There’s related discussion in #117924. I think we should create whatever iptables rules we can that will fix up our own traffic without interfering with other traffic, and also document the sysctl that admins can use to change conntrack behavior to work around the problem.

So probably, we should change the “drop if INVALID” rule to “drop if INVALID and to a pod”, and also address the problem in #117924, but not try to solve the problem with external IPs I mentioned in https://github.com/kubernetes/kubernetes/issues/94861#issuecomment-1548020178 because we don’t have a good way of fixing that without potentially breaking other things. (And it’s kind of way more of an edge case anyway.)

Note that LocalTrafficDetector can currently output rules for “from a pod”, but not for “to a pod”, so that will need some tweaking. (FWIW LocalTrafficDetector will also eventually need the ability to output nftables rules rather than iptables rules so that’s another thing to think about if someone is going to change its API.)
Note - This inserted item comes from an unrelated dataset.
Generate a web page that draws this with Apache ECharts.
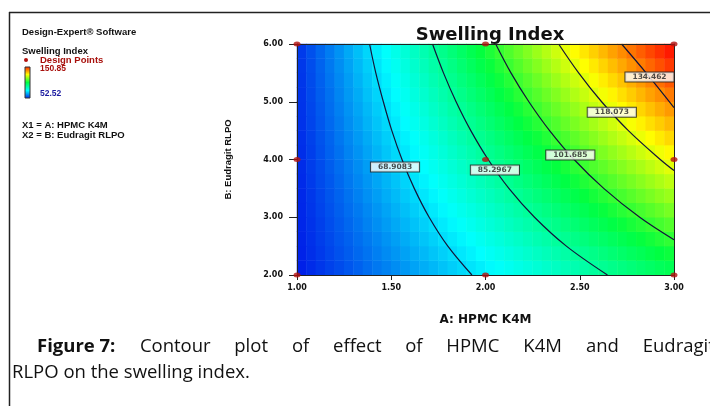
<!DOCTYPE html>
<html><head><meta charset="utf-8">
<script src="https://cdn.jsdelivr.net/npm/echarts@6/dist/echarts.min.js"></script>
<style>html,body{margin:0;padding:0;background:#fff}#c{width:710px;height:406px}</style>
</head><body><div id="c"></div>
<script>
// ---- data ----
const title = 'Swelling Index';
const xName = 'A: HPMC K4M';
const yName = 'B: Eudragit RLPO';
const legendHigh = '150.85';
const legendLow = '52.52';
const surfaceMin = 48.4;
const surfaceMax = 145.1;
// heatmap cell centres (A: HPMC K4M, B: Eudragit RLPO)
const aCenters = [1.025,1.075,1.125,1.175,1.225,1.275,1.325,1.375,1.425,1.475,1.525,1.575,1.625,1.675,1.725,1.775,1.825,1.875,1.925,1.975,
                  2.025,2.075,2.125,2.175,2.225,2.275,2.325,2.375,2.425,2.475,2.525,2.575,2.625,2.675,2.725,2.775,2.825,2.875,2.925,2.975];
const bCenters = [2.125,2.375,2.625,2.875,3.125,3.375,3.625,3.875,4.125,4.375,4.625,4.875,5.125,5.375,5.625,5.875];
// swelling index per cell, rows from B=2.125 (bottom) to B=5.875 (top)
const siRows = [
 [48.4,49.6,50.8,52.0,53.1,54.3,55.5,56.7,57.9,59.0,60.2,61.4,62.6,63.8,64.9,66.1,67.3,68.5,69.7,70.8,72.0,73.2,74.4,75.6,76.7,77.9,79.1,80.3,81.5,82.6,83.8,85.0,86.2,87.4,88.5,89.7,90.9,92.1,93.3,94.4],
 [48.6,49.9,51.1,52.4,53.7,54.9,56.2,57.4,58.7,60.0,61.2,62.5,63.8,65.0,66.3,67.5,68.8,70.1,71.3,72.6,73.9,75.1,76.4,77.6,78.9,80.2,81.4,82.7,83.9,85.2,86.5,87.7,89.0,90.3,91.5,92.8,94.0,95.3,96.6,97.8],
 [48.8,50.1,51.5,52.8,54.2,55.5,56.9,58.2,59.5,60.9,62.2,63.6,64.9,66.3,67.6,69.0,70.3,71.6,73.0,74.3,75.7,77.0,78.4,79.7,81.1,82.4,83.7,85.1,86.4,87.8,89.1,90.5,91.8,93.1,94.5,95.8,97.2,98.5,99.9,101.2],
 [49.0,50.4,51.8,53.3,54.7,56.1,57.5,59.0,60.4,61.8,63.2,64.7,66.1,67.5,68.9,70.4,71.8,73.2,74.6,76.1,77.5,78.9,80.4,81.8,83.2,84.6,86.1,87.5,88.9,90.3,91.8,93.2,94.6,96.0,97.5,98.9,100.3,101.7,103.2,104.6],
 [49.2,50.7,52.2,53.7,55.2,56.7,58.2,59.7,61.2,62.7,64.2,65.7,67.3,68.8,70.3,71.8,73.3,74.8,76.3,77.8,79.3,80.8,82.3,83.8,85.3,86.9,88.4,89.9,91.4,92.9,94.4,95.9,97.4,98.9,100.4,101.9,103.4,104.9,106.4,108.0],
 [49.3,50.9,52.5,54.1,55.7,57.3,58.9,60.5,62.1,63.7,65.2,66.8,68.4,70.0,71.6,73.2,74.8,76.4,78.0,79.5,81.1,82.7,84.3,85.9,87.5,89.1,90.7,92.3,93.9,95.4,97.0,98.6,100.2,101.8,103.4,105.0,106.6,108.2,109.8,111.3],
 [49.5,51.2,52.9,54.5,56.2,57.9,59.6,61.2,62.9,64.6,66.2,67.9,69.6,71.3,72.9,74.6,76.3,77.9,79.6,81.3,83.0,84.6,86.3,88.0,89.6,91.3,93.0,94.7,96.3,98.0,99.7,101.3,103.0,104.7,106.4,108.0,109.7,111.4,113.1,114.7],
 [49.7,51.5,53.2,55.0,56.7,58.5,60.2,62.0,63.7,65.5,67.3,69.0,70.8,72.5,74.3,76.0,77.8,79.5,81.3,83.0,84.8,86.5,88.3,90.0,91.8,93.6,95.3,97.1,98.8,100.6,102.3,104.1,105.8,107.6,109.3,111.1,112.8,114.6,116.4,118.1],
 [49.9,51.7,53.6,55.4,57.2,59.1,60.9,62.7,64.6,66.4,68.3,70.1,71.9,73.8,75.6,77.4,79.3,81.1,82.9,84.8,86.6,88.4,90.3,92.1,94.0,95.8,97.6,99.5,101.3,103.1,105.0,106.8,108.6,110.5,112.3,114.1,116.0,117.8,119.6,121.5],
 [50.1,52.0,53.9,55.8,57.8,59.7,61.6,63.5,65.4,67.3,69.3,71.2,73.1,75.0,76.9,78.8,80.8,82.7,84.6,86.5,88.4,90.4,92.3,94.2,96.1,98.0,99.9,101.9,103.8,105.7,107.6,109.5,111.4,113.4,115.3,117.2,119.1,121.0,123.0,124.9],
 [50.3,52.3,54.3,56.3,58.3,60.3,62.3,64.3,66.3,68.3,70.3,72.3,74.3,76.3,78.3,80.3,82.3,84.3,86.3,88.3,90.3,92.3,94.3,96.3,98.3,100.3,102.3,104.3,106.3,108.3,110.3,112.3,114.3,116.3,118.3,120.3,122.3,124.3,126.2,128.2],
 [50.5,52.5,54.6,56.7,58.8,60.9,62.9,65.0,67.1,69.2,71.3,73.4,75.4,77.5,79.6,81.7,83.8,85.8,87.9,90.0,92.1,94.2,96.2,98.3,100.4,102.5,104.6,106.7,108.7,110.8,112.9,115.0,117.1,119.1,121.2,123.3,125.4,127.5,129.6,131.6],
 [50.6,52.8,55.0,57.1,59.3,61.5,63.6,65.8,67.9,70.1,72.3,74.4,76.6,78.8,80.9,83.1,85.2,87.4,89.6,91.7,93.9,96.1,98.2,100.4,102.5,104.7,106.9,109.0,111.2,113.4,115.5,117.7,119.9,122.0,124.2,126.3,128.5,130.7,132.8,135.0],
 [50.8,53.1,55.3,57.6,59.8,62.0,64.3,66.5,68.8,71.0,73.3,75.5,77.8,80.0,82.3,84.5,86.7,89.0,91.2,93.5,95.7,98.0,100.2,102.5,104.7,106.9,109.2,111.4,113.7,115.9,118.2,120.4,122.7,124.9,127.2,129.4,131.6,133.9,136.1,138.4],
 [51.0,53.3,55.7,58.0,60.3,62.6,65.0,67.3,69.6,71.9,74.3,76.6,78.9,81.3,83.6,85.9,88.2,90.6,92.9,95.2,97.5,99.9,102.2,104.5,106.9,109.2,111.5,113.8,116.2,118.5,120.8,123.1,125.5,127.8,130.1,132.5,134.8,137.1,139.4,141.8],
 [51.2,53.6,56.0,58.4,60.8,63.2,65.6,68.1,70.5,72.9,75.3,77.7,80.1,82.5,84.9,87.3,89.7,92.1,94.6,97.0,99.4,101.8,104.2,106.6,109.0,111.4,113.8,116.2,118.6,121.1,123.5,125.9,128.3,130.7,133.1,135.5,137.9,140.3,142.7,145.1]
];
// contour lines [A, B]
const contour1 = [[1.385,6],[1.418,5.5],[1.458,5],[1.503,4.5],[1.557,4],[1.622,3.5],[1.701,3],[1.80,2.5],[1.928,2]];
const contour2 = [[1.719,6],[1.777,5.5],[1.844,5],[1.922,4.5],[2.014,4],[2.124,3.5],[2.260,3],[2.429,2.5],[2.647,2]];
const contour3 = [[2.054,6],[2.135,5.5],[2.230,5],[2.340,4.5],[2.470,4],[2.627,3.5],[2.818,3],[3.0,2.611]];
const contour4 = [[2.388,6],[2.494,5.5],[2.616,5],[2.758,4.5],[2.927,4],[3.0,3.808]];
const contour5 = [[2.722,6],[2.852,5.5],[3.0,4.9]];
const contourLabels = [[1.52,3.87,'68.9083'],[2.05,3.82,'85.2967'],[2.45,4.08,'101.685'],[2.67,4.82,'118.073'],[2.87,5.43,'134.462']];
// design points
const designPoints = [[1,2],[2,2],[3,2],[1,4],[2,4],[3,4],[1,6],[2,6],[3,6]];
// caption
const captionBold = 'Figure 7:';
const captionWords = ['Contour','plot','of','effect','of','HPMC','K4M','and','Eudragit'];
const captionLine2 = 'RLPO on the swelling index.';

// ---- chart ----
const heatData = [];
siRows.forEach((row, i) => row.forEach((v, j) => heatData.push([j, i, v])));
const palette = ['#0020e8', '#00ffff', '#00ff40', '#ffff00', '#ff1a00'];

const chart = echarts.init(document.getElementById('c'), null, {renderer: 'canvas'});
const lineStyle = {color: '#14143a', width: 1.2};
const contourSeries = [contour1, contour2, contour3, contour4, contour5].map(d => ({
  type: 'line', xAxisIndex: 0, yAxisIndex: 0, data: d, smooth: 0.35, symbol: 'none',
  lineStyle: lineStyle, z: 3, silent: true
}));
const tickFont = {fontFamily: 'DejaVu Sans', fontWeight: 'bold', fontSize: 8, color: '#111'};
const legendFont = 'bold 9.5px "Liberation Sans"';
const captionFont = '18.5px "Open Sans"';
const wordX = [139.9, 234.3, 291.9, 333, 405.2, 446.3, 523.3, 585.9, 642.7];

const graphics = [
  {type: 'line', shape: {x1: 9.5, y1: 12, x2: 9.5, y2: 406}, style: {stroke: '#222', lineWidth: 1.5}},
  {type: 'line', shape: {x1: 9, y1: 12.5, x2: 710, y2: 12.5}, style: {stroke: '#222', lineWidth: 1.5}},
  {type: 'text', x: 22, y: 32, style: {text: 'Design-Expert® Software', fill: '#111', font: legendFont, textVerticalAlign: 'middle'}},
  {type: 'text', x: 22, y: 51, style: {text: 'Swelling Index', fill: '#111', font: legendFont, textVerticalAlign: 'middle'}},
  {type: 'circle', shape: {cx: 26, cy: 60, r: 2}, style: {fill: '#b3120f'}},
  {type: 'text', x: 40, y: 60, style: {text: 'Design Points', fill: '#a8100c', font: legendFont, textVerticalAlign: 'middle'}},
  {type: 'text', x: 40, y: 69, style: {text: legendHigh, fill: '#a8100c', font: 'bold 8.5px "Liberation Sans"', textVerticalAlign: 'middle'}},
  {type: 'rect', shape: {x: 25, y: 67, width: 5, height: 31},
   style: {stroke: '#333', lineWidth: 1, fill: new echarts.graphic.LinearGradient(0, 0, 0, 1, [
     {offset: 0, color: palette[4]}, {offset: 0.25, color: palette[3]}, {offset: 0.5, color: palette[2]},
     {offset: 0.75, color: palette[1]}, {offset: 1, color: palette[0]}])}},
  {type: 'text', x: 40, y: 94, style: {text: legendLow, fill: '#1a1aa0', font: 'bold 8.5px "Liberation Sans"', textVerticalAlign: 'middle'}},
  {type: 'text', x: 22, y: 125, style: {text: 'X1 = A: HPMC K4M', fill: '#111', font: legendFont, textVerticalAlign: 'middle'}},
  {type: 'text', x: 22, y: 135, style: {text: 'X2 = B: Eudragit RLPO', fill: '#111', font: legendFont, textVerticalAlign: 'middle'}},
  {type: 'text', x: 37, y: 347, style: {text: captionBold, fill: '#111', font: 'bold ' + captionFont, textVerticalAlign: 'middle'}},
  {type: 'text', x: 12, y: 373, style: {text: captionLine2, fill: '#111', font: captionFont, textVerticalAlign: 'middle'}}
];
captionWords.forEach((w, i) => graphics.push(
  {type: 'text', x: wordX[i], y: 347, style: {text: w, fill: '#111', font: captionFont, textVerticalAlign: 'middle'}}));

chart.setOption({
  animation: false,
  backgroundColor: '#fff',
  title: {text: title, left: 485, top: 21, textAlign: 'center',
    textStyle: {fontFamily: 'DejaVu Sans', fontWeight: 'bold', fontSize: 18, color: '#111'}},
  grid: {left: 297, top: 44, right: 36, bottom: 131},
  xAxis: [
    {type: 'value', min: 1, max: 3, interval: 0.5, position: 'bottom', z: 5,
     name: xName, nameLocation: 'middle', nameGap: 39,
     nameTextStyle: {fontFamily: 'DejaVu Sans', fontWeight: 'bold', fontSize: 12, color: '#111'},
     axisLine: {lineStyle: {color: '#222', width: 1}},
     axisTick: {length: 5, lineStyle: {color: '#222'}},
     splitLine: {show: false},
     axisLabel: Object.assign({margin: 9, formatter: v => v.toFixed(2)}, tickFont)},
    {type: 'category', data: aCenters, position: 'top', z: 5,
     axisLine: {show: true, lineStyle: {color: '#222', width: 1}},
     axisTick: {show: false}, axisLabel: {show: false}, splitLine: {show: false}}
  ],
  yAxis: [
    {type: 'value', min: 2, max: 6, interval: 1, position: 'left', z: 5,
     name: yName, nameLocation: 'middle', nameGap: 64, nameRotate: 90,
     nameTextStyle: {fontFamily: 'Liberation Sans', fontWeight: 'bold', fontSize: 9.5, color: '#111'},
     axisLine: {show: true, lineStyle: {color: '#222', width: 1}},
     axisTick: {show: true, length: 8, lineStyle: {color: '#222'}},
     splitLine: {show: false},
     axisLabel: Object.assign({margin: 14, formatter: v => v.toFixed(2)}, tickFont)},
    {type: 'category', data: bCenters, position: 'right', z: 5,
     axisLine: {show: true, lineStyle: {color: '#222', width: 1}},
     axisTick: {show: false}, axisLabel: {show: false}, splitLine: {show: false}}
  ],
  visualMap: {type: 'continuous', show: false, min: surfaceMin, max: surfaceMax, dimension: 2, seriesIndex: 0,
    inRange: {color: palette}},
  series: [
    {type: 'heatmap', xAxisIndex: 1, yAxisIndex: 1, data: heatData, z: 1, silent: true,
     itemStyle: {borderWidth: 0}, emphasis: {disabled: true}},
    ...contourSeries,
    {type: 'scatter', xAxisIndex: 0, yAxisIndex: 0, symbolSize: 0, z: 4, silent: true,
     data: contourLabels.map(d => ({value: [d[0], d[1]], name: d[2]})),
     label: {show: true, position: 'inside', formatter: p => p.name,
       fontFamily: 'DejaVu Sans', fontWeight: 'bold', fontSize: 7.5, color: '#222',
       backgroundColor: '#fff', borderColor: '#222', borderWidth: 1, padding: [1, 7, 0, 7], lineHeight: 8}},
    {type: 'scatter', xAxisIndex: 0, yAxisIndex: 0, data: designPoints, clip: false, z: 6, silent: true,
     symbol: 'circle', symbolSize: [7, 5], itemStyle: {color: '#b3120f'}}
  ],
  graphic: graphics
});
</script></body></html>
I think that is only INVALID and to a pod https://kubernetes.io/blog/2019/03/29/kube-proxy-subtleties-debugging-an-intermittent-connection-reset/

So, based on that, the bug happens when a reply packet fails to get un-DNAT’ed, causing the client to then send a RST to the server, which matches the source/destination IP that the server knows of.

But this could happen if you had a service with external IPs too; in that case the reply packet would be from the external endpoint IP to the node IP (because the packet would have been masqueraded), and if conntrack didn’t unmap it correctly then the node would send a RST to the external IP, breaking the connection in just the same way.

In this case there is no good way kube-proxy can recognize the packet as being its own, other than by using conntrack, which presumably won’t work if the packet is INVALID?

@aojea I don’t understand how that will help me here. The packets with a ctstate INVALID are not generated due to conntrack saturation (as described here), but due to asymmetric routing in our network. See the blog post I linked earlier for an example of a similar setup.